Chinatown was a neighborhood in the city of Newark in Essex County, in the U.S. state of New Jersey. It was an ethnic enclave with a large percentage of Chinese immigrants, centered along Mulberry Street from 1875 and remaining on some scale for nearly one hundred years.

==Description ==
The center of the neighborhood was directly east of the Government Center neighborhood, in the area of Mulberry Street between Elm and Lafayette. The first Chinese in Newark came from the community in neighboring Belleville, home of the East Coast's first Chinese community. The first Chinese businesses appeared in Newark in the second half of the 19th century and in the early part of the 20th century. By the 1920s, the small area had a Chinese population of over 3000.

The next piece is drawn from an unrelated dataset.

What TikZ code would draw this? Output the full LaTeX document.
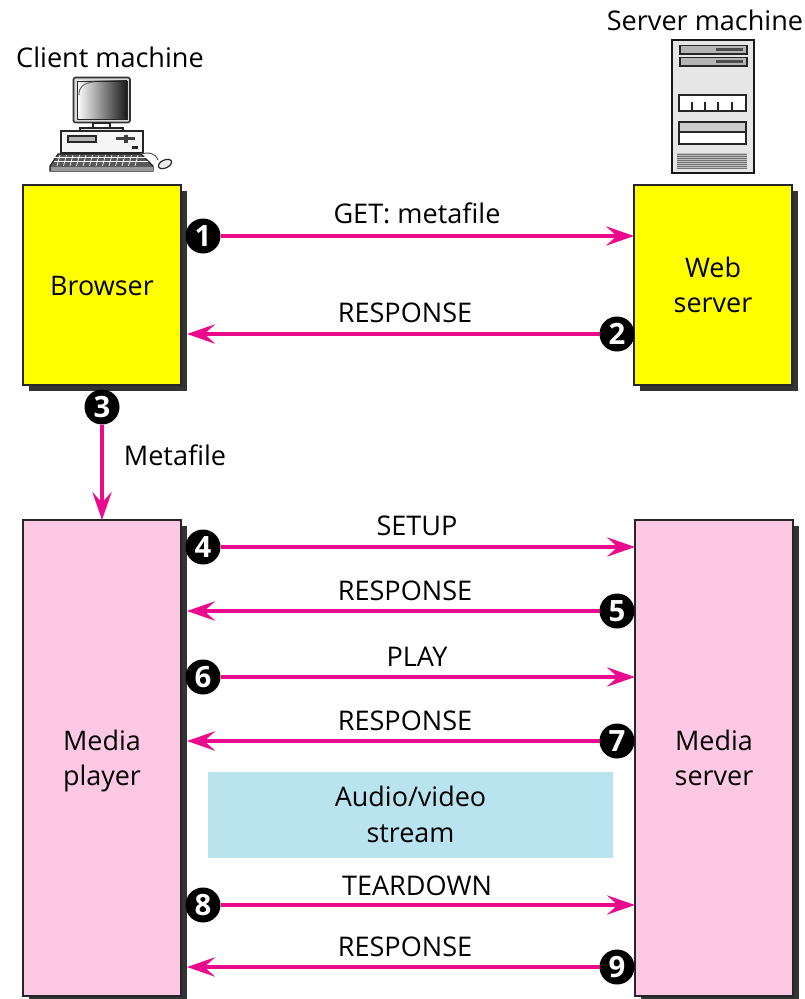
\documentclass[tikz,border=0pt]{standalone}
\usepackage{fontspec}
\setmainfont{Open Sans}
\usetikzlibrary{arrows.meta}
\definecolor{arrowpink}{HTML}{EC0A8C}
\definecolor{boxpink}{HTML}{FCC8E3}
\definecolor{boxyellow}{HTML}{FFFF00}
\definecolor{streamblue}{HTML}{B9E3EF}
\definecolor{shadowgray}{HTML}{333333}
\definecolor{lightpanel}{HTML}{E6E6E6}
\definecolor{midpanel}{HTML}{B4B4B4}
\newcommand{\lineone}{\rule{0pt}{23pt}}
\tikzset{
  x=0.75pt,y=-0.75pt,
  box/.style={draw=black!85,line width=1.9pt,inner sep=0pt,outer sep=0pt,minimum width=118.5pt,align=center,font=\fontsize{20.2}{26.3}\selectfont},
  boxshadow/.style={fill=shadowgray,inner sep=0pt,outer sep=0pt,minimum width=118.5pt},
  num/.style={circle,fill=black,text=white,inner sep=0pt,outer sep=0pt,minimum size=26.25pt,font=\fontsize{22}{22}\selectfont\bfseries},
  msg/.style={draw=arrowpink,line width=2.5pt,-{Stealth[length=21pt,width=14.5pt,inset=8pt]}},
  lbl/.style={inner sep=0pt,font=\fontsize{20.3}{24}\selectfont,text=black},
}
\tikzset{icon/.style={draw=black!85,line width=0.9pt}}
\begin{document}
\begin{tikzpicture}
\useasboundingbox (0,0) rectangle (804,999);
% shadows
\node[boxshadow,minimum height=150pt] (browsersh) at (108,291) {};
\node[boxshadow,minimum height=357pt] (playersh) at (108,764) {};
\node[boxshadow,minimum height=150pt] (websh) at (719,291) {};
\node[boxshadow,minimum height=357pt] (mserversh) at (720,764) {};
% boxes
\node[box,fill=boxyellow,minimum height=150pt] (browser) at (102,285) {\lineone\strut Browser};
\node[box,fill=boxyellow,minimum height=150pt] (web) at (713,285) {\lineone\strut Web\\\strut server};
\node[box,fill=boxpink,minimum height=357pt] (player) at (102,758) {\lineone\strut Media\\\strut player};
\node[box,fill=boxpink,minimum height=357pt] (mserver) at (714,758) {\lineone\strut Media\\\strut server};
\node[fill=streamblue,inner sep=0pt,minimum width=303.75pt,minimum height=64.5pt,align=center,font=\fontsize{20.2}{27}\selectfont] (stream) at (410.5,815) {\lineone\strut Audio/video\\\strut stream};
% numbers
\node[num] (n1) at (203,236) {1};
\node[num] (n2) at (617,334) {2};
\node[num] (n3) at (102,407) {3};
\node[num] (n4) at (203,547) {4};
\node[num] (n5) at (617,611) {5};
\node[num] (n6) at (203,677) {6};
\node[num] (n7) at (617,741) {7};
\node[num] (n8) at (203,905) {8};
\node[num] (n9) at (617,967) {9};
% connectors
\draw[msg] (n1) -- (n1 -| web.west);
\draw[msg] (n2) -- (n2 -| browsersh.east);
\draw[msg] (n3) -- (n3 |- player.north);
\draw[msg] (n4) -- (n4 -| mserver.west);
\draw[msg] (n5) -- (n5 -| playersh.east);
\draw[msg] (n6) -- (n6 -| mserver.west);
\draw[msg] (n7) -- (n7 -| playersh.east);
\draw[msg] (n8) -- (n8 -| mserver.west);
\draw[msg] (n9) -- (n9 -| playersh.east);
% labels
\node[lbl] (lclient) at (110,57) {Client machine};
\node[lbl] (lserver) at (705,20) {Server machine};
\node[lbl] (lget) at (417,213) {GET: metafile};
\node[lbl] (lr1) at (405,313) {RESPONSE};
\node[lbl] (lmeta) at (175,455) {Metafile};
\node[lbl] (lsetup) at (417,526) {SETUP};
\node[lbl] (lr2) at (405,591) {RESPONSE};
\node[lbl] (lplay) at (417,657) {PLAY};
\node[lbl] (lr3) at (405,721) {RESPONSE};
\node[lbl] (ltear) at (417,886) {TEARDOWN};
\node[lbl] (lr4) at (405,947) {RESPONSE};
% client computer
\draw[black!80,line width=1.2pt,fill=black!15,rounded corners=1.5pt] (73.5,77.5) rectangle (130,122.5);
\shade[left color=white,right color=black!90] (77,81) rectangle (127,119);
\draw[black!85,line width=0.7pt] (77,81) rectangle (127,119);
\draw[black!55,line width=0.8pt] (79,95) .. controls (79,87) and (83,83) .. (94,82);
\draw[icon,fill=white] (93,123) rectangle (110,128);
\draw[icon,fill=lightpanel] (80,128) rectangle (123,131);
\draw[icon,fill=black!4] (61,131) rectangle (143,153);
\draw[icon,fill=midpanel] (68,136) rectangle (96,142);
\fill[black!75] (116,137) rectangle (135,140);
\fill[black!75] (124,134.5) rectangle (128,143);
\fill[black!85] (132,146) rectangle (138,149);
\draw[icon,fill=black!65] (58,154) -- (141,154) -- (153,166) -- (153,171) -- (50,171) -- (50,166) -- cycle;
\foreach \kx in {60,66.5,...,140}{\draw[white,line width=0.5pt] (\kx,155) -- (\kx-3,166);}
\foreach \ky in {157.5,161.5}{\draw[white,line width=0.5pt] (54,\ky) -- (148,\ky);}
\fill[black!40] (50.5,166.5) rectangle (152.5,170.5);
\draw[black!70,line width=0.7pt] (140,154) .. controls (150,152) and (155,153) .. (158,160);
\draw[icon,fill=black!8,rotate around={25:(165,164)}] (165,164) ellipse (7 and 4);
% server
\draw[black!90,line width=1.6pt,fill=lightpanel] (672,40) rectangle (754,173);
\foreach \dy in {45.5,57.5}{
  \draw[black!85,line width=1.1pt,fill=midpanel] (680,\dy) rectangle (747,\dy+8.5);
  \fill[black!70] (716,\dy+3) rectangle (743,\dy+6);
}
\draw[black!85,line width=1.1pt,fill=white] (679,95) rectangle (746,111);
\foreach \tx in {692,705,718,732}{\draw[icon] (\tx,102) -- (\tx,111);}
\draw[black!85,line width=1.1pt,fill=white] (679,122) rectangle (746,144);
\draw[black!85,line width=1.1pt,fill=black!20] (679,122) rectangle (746,132);
\fill[black!25] (677,153) rectangle (747,168);
\foreach \vy in {154,156,...,168}{\draw[black!55,line width=0.7pt] (677,\vy) -- (747,\vy);}
\end{tikzpicture}
\end{document}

In 1910, a small lane with housing and shopping was built called Mulberry Arcade, connecting Mulberry Street and Columbia Street between Lafayette and Green Streets. In the 1920s, recurring federal opium raids disrupted the community, causing many to move to more peaceful places.

Gang leader Sai Wing Mock was shot in an attempt on his life in front of his establishment on Mulberry.

Despite an attempt to revive the neighborhood decades later, the Mulberry Arcade (the center of Chinatown) was removed in the 1950s. A 21st century project in the area is called Mulberry Commons.

Today, there is barely any sign that a Chinatown existed in the neighborhood, and only a small Chinese population remains.